In questo lavoro conflagra, in maniera potente, ironica, straziata, dolcissima e feroce, la scoperta e l'espressione di sé con la reazione dell'altro, l'esplorazione del proprio potere e di quello altrui, la difficoltà di non annichilirsi in un desiderio subito o suscitato. Su tutto, l'occhio della telecamera, appendice che portiamo in tasca, lente riflessiva e specchio accogliente e confortante nei dolori e nelle bellezze, surrogato dell'incontro con l'altro e con Sé, epurato sia dalla potenza che dal pericolo. Eppure il pericolo c'è se, come dice Samira, la prima fonte di pericolo per le donne sono gli uomini, il pericolo c'è se una fotografia trasforma una vittima in complice, un abbigliamento in un invito. Avviene il secondo stupro, ancora una volta a opera di un amico, quando le cautele e le difese dell'incontro con un estraneo non sono più all'opera, ma non si ferma il viaggio di Samira nella riscoperta della sua forza, nella riaffermazione della sua modalità espressiva ed erotica, fino al finale a suo modo divertito e crudele, in cui la ragazza ci avvisa di aver finalmente buttato tutto fuori, ah no, non proprio tutto, e parte un'altra galleria di video in cui l'artista sputa lentamente sperma dalla bocca, lasciandolo colare sulle labbra in un gesto insieme voluttuoso e sprezzante, in faccia al pubblico, ai pregiudizi che non sapevamo di avere, alla velocità con cui si applica un'etichetta semplicistica e limitata, a tutti i confini che pensiamo poter mettere al desiderio, solo perché non assomiglia la nostro.

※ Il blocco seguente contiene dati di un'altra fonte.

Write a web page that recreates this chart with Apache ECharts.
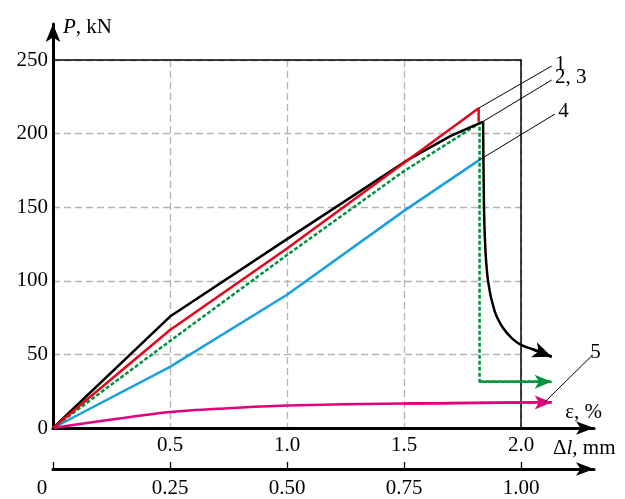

Così Cock, cock.. who's there?, grazie alla capacità alchemica della narrazione, trasforma il racconto autobiografico di un dolore in una riflessione potente e composita sulla libertà e sul consenso, sul potere e sul desiderio, sull'immagine e sull'intimità nell'epoca della riproducibilità elettronica e, soprattutto, su quell'ambiguo, complesso, tremendo e vulnerabile animale di carne che ancora siamo.